As long as they are not using it for profane uses it would seem permissible under canon 1210. I know of a church where High Church Anglicans and Catholics use the same building, but the Eucharist is not reserved in the Tabernacle after Mass. I also don’t beleive they use the same altar.

Normally the Eucharist would be removed from the Tabernacle if the building is shared, so I’m not sure exactly how it would be handled if you essentially are partitioning the physical building off. I guess the question is if the protestants use the “Catholic side” as overflow seating and if the worship services are derogatory to Catholics (i.e. sermons calling the Pope the anti-christ or calling the Host degrading names ala Jack Chick).

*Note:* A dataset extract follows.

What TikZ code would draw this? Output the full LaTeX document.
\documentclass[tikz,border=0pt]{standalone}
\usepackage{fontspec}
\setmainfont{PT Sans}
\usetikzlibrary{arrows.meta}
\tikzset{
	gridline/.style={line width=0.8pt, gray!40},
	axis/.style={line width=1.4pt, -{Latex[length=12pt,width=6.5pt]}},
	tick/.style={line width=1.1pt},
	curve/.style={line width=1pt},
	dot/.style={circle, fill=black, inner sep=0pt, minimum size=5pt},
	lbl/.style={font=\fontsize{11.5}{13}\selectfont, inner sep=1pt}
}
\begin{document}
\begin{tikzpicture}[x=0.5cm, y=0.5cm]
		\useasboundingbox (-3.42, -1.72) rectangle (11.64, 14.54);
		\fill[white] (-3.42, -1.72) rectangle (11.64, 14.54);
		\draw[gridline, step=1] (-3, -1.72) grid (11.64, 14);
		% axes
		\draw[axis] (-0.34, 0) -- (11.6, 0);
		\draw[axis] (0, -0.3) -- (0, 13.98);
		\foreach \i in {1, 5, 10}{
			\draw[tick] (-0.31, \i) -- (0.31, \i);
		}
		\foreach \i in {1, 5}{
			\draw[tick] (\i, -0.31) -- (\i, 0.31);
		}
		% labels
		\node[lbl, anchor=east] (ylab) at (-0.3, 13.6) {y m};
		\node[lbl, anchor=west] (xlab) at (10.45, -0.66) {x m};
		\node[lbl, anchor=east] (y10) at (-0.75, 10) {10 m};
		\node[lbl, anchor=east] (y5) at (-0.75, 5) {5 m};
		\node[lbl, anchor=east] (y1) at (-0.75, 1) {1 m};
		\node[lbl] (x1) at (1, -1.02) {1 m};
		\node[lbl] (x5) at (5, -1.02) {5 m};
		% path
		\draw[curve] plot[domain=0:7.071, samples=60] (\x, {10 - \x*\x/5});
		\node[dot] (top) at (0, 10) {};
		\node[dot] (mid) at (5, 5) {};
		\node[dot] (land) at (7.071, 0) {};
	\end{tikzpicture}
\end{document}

It must be permissible. In UK catholics use CofE churches because their parish may not have its own church.

In case others get the wrong impression, I feel I should add ‘occasionally’ to this claim. it’s certainly not the general rule!

Yes this has been the set up at every base I’ve been to. Statues in boxes with closing doors, pulley system operates crucifix on a pulley, cross on the other side, blessed sacrament chapel (small as a closet) was also where daily mass is held.

The base chapel is available for use by any approved religious service or meeting. Protestant, Jewish prayer meeting, and Wiccan are just a few of the ones I’ve seen.

A few years ago St Elisabeth Seton shared quarters with St Barnabas Episcopal. Not permenently but for but for the time St Elisabeth was being built. They both used the same altar but had separate tabernacles.

The churches have always gotten on well. Before that St John’s Episcopal gave St Mary’s a pulpit and St Mary’s gave the Episcopalians a censor.

I have actually seen a Blessed Sacrament chapel that had a few pews and could easily seat 30 people. :thumbsup:

I also remember holy water fonts that turned into the wall.

For our Sunday evening Mass, the CYO group would walk around turning the fonts around, opening the doors for the statues and pulling the crucifix out. And after Mass, we would put everything back.

We have one of those travelling crosses in our local ex-American military Base. One chapel for all seems common in the US military while the Canadian military usually had both a Catholic chapel and a Protestant one.

Wiki gives some history and examples:

That is not correct. Parishes that do not have their own parish church building or a chapel of ease or a schoolroom use the local Anglican parish church on a regular, not an occasional, basis. Perhaps if you feel a need to correct my posts you would please kindly correct them with the correct facts. Nobody sees this as an ideal solution but it is better than the alternative of having no where to celebrate Mass.

I believe he/she was saying that not many parishes in England have no church to have Mass in.